## Material
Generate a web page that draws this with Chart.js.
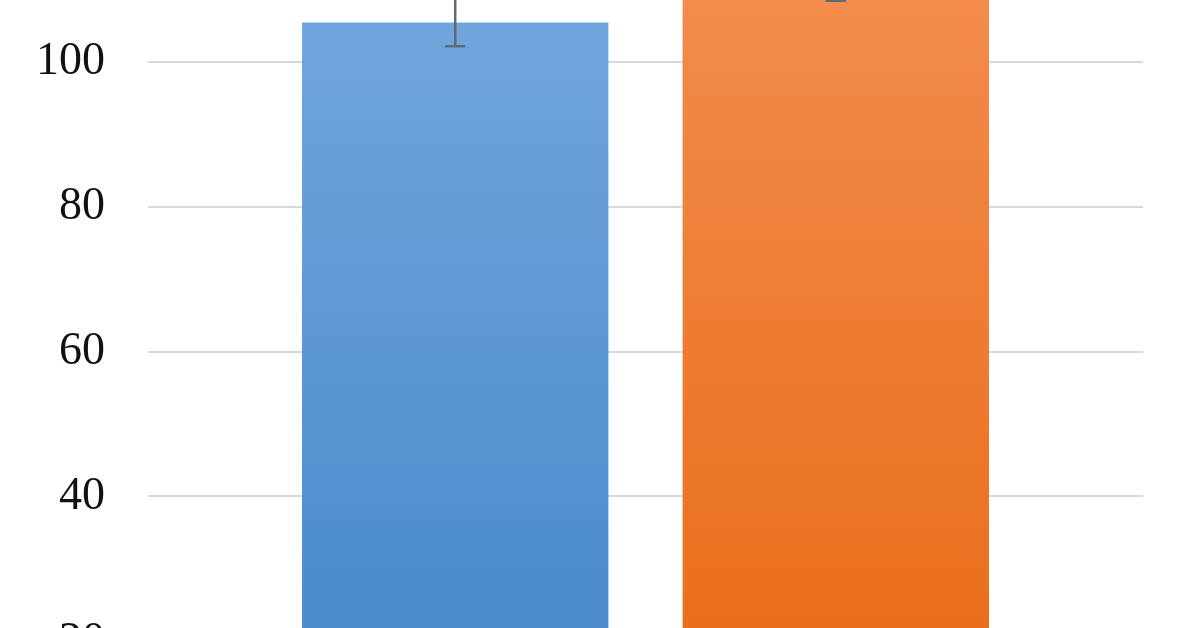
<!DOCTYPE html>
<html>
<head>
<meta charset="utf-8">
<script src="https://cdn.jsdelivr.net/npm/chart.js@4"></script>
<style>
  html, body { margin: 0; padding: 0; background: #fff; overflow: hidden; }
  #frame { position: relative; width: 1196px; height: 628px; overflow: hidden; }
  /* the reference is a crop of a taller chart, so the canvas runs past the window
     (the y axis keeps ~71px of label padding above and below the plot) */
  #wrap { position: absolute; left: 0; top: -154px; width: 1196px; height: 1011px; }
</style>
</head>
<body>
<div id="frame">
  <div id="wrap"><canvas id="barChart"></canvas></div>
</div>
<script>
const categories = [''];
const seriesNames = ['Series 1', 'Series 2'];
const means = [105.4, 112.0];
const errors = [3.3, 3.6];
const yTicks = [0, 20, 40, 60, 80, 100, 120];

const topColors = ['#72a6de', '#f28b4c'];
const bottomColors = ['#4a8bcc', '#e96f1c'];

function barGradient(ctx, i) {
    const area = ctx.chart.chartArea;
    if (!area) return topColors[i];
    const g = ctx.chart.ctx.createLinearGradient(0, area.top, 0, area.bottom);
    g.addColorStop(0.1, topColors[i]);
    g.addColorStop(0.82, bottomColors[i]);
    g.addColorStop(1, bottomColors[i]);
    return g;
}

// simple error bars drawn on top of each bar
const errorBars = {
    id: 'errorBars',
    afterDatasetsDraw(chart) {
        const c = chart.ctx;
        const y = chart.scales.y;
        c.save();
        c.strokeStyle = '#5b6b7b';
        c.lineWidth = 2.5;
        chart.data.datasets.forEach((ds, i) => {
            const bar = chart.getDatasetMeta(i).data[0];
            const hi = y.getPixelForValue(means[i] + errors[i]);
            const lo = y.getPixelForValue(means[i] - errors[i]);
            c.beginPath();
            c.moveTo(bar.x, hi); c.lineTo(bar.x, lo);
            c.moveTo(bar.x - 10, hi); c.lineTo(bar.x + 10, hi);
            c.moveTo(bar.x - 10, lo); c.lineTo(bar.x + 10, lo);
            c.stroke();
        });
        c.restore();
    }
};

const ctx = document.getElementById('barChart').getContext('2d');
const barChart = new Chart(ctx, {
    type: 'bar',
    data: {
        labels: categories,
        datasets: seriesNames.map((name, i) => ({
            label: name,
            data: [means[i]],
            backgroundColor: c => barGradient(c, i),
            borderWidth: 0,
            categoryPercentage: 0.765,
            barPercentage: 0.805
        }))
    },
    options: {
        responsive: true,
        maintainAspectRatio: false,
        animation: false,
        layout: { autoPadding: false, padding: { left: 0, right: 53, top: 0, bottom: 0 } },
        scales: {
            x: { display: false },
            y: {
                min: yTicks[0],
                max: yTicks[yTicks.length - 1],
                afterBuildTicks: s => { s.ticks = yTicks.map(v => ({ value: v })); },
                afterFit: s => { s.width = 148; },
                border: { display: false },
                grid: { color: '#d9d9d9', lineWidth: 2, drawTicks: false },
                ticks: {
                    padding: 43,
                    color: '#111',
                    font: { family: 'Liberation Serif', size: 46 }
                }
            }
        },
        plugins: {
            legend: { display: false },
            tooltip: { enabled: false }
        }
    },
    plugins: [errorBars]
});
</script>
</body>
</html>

## Task brief
With the pictures left out, transcribe the material exactly.

## Expected answer
Generate a web page that draws this with Chart.js.
<!DOCTYPE html>
<html>
<head>
<meta charset="utf-8">
<script src="https://cdn.jsdelivr.net/npm/chart.js@4"></script>
<style>
  html, body { margin: 0; padding: 0; background: #fff; overflow: hidden; }
  #frame { position: relative; width: 1196px; height: 628px; overflow: hidden; }
  /* the reference is a crop of a taller chart, so the canvas runs past the window
     (the y axis keeps ~71px of label padding above and below the plot) */
  #wrap { position: absolute; left: 0; top: -154px; width: 1196px; height: 1011px; }
</style>
</head>
<body>
<div id="frame">
  <div id="wrap"><canvas id="barChart"></canvas></div>
</div>
<script>
const categories = [''];
const seriesNames = ['Series 1', 'Series 2'];
const means = [105.4, 112.0];
const errors = [3.3, 3.6];
const yTicks = [0, 20, 40, 60, 80, 100, 120];

const topColors = ['#72a6de', '#f28b4c'];
const bottomColors = ['#4a8bcc', '#e96f1c'];

function barGradient(ctx, i) {
    const area = ctx.chart.chartArea;
    if (!area) return topColors[i];
    const g = ctx.chart.ctx.createLinearGradient(0, area.top, 0, area.bottom);
    g.addColorStop(0.1, topColors[i]);
    g.addColorStop(0.82, bottomColors[i]);
    g.addColorStop(1, bottomColors[i]);
    return g;
}

// simple error bars drawn on top of each bar
const errorBars = {
    id: 'errorBars',
    afterDatasetsDraw(chart) {
        const c = chart.ctx;
        const y = chart.scales.y;
        c.save();
        c.strokeStyle = '#5b6b7b';
        c.lineWidth = 2.5;
        chart.data.datasets.forEach((ds, i) => {
            const bar = chart.getDatasetMeta(i).data[0];
            const hi = y.getPixelForValue(means[i] + errors[i]);
            const lo = y.getPixelForValue(means[i] - errors[i]);
            c.beginPath();
            c.moveTo(bar.x, hi); c.lineTo(bar.x, lo);
            c.moveTo(bar.x - 10, hi); c.lineTo(bar.x + 10, hi);
            c.moveTo(bar.x - 10, lo); c.lineTo(bar.x + 10, lo);
            c.stroke();
        });
        c.restore();
    }
};

const ctx = document.getElementById('barChart').getContext('2d');
const barChart = new Chart(ctx, {
    type: 'bar',
    data: {
        labels: categories,
        datasets: seriesNames.map((name, i) => ({
            label: name,
            data: [means[i]],
            backgroundColor: c => barGradient(c, i),
            borderWidth: 0,
            categoryPercentage: 0.765,
            barPercentage: 0.805
        }))
    },
    options: {
        responsive: true,
        maintainAspectRatio: false,
        animation: false,
        layout: { autoPadding: false, padding: { left: 0, right: 53, top: 0, bottom: 0 } },
        scales: {
            x: { display: false },
            y: {
                min: yTicks[0],
                max: yTicks[yTicks.length - 1],
                afterBuildTicks: s => { s.ticks = yTicks.map(v => ({ value: v })); },
                afterFit: s => { s.width = 148; },
                border: { display: false },
                grid: { color: '#d9d9d9', lineWidth: 2, drawTicks: false },
                ticks: {
                    padding: 43,
                    color: '#111',
                    font: { family: 'Liberation Serif', size: 46 }
                }
            }
        },
        plugins: {
            legend: { display: false },
            tooltip: { enabled: false }
        }
    },
    plugins: [errorBars]
});
</script>
</body>
</html>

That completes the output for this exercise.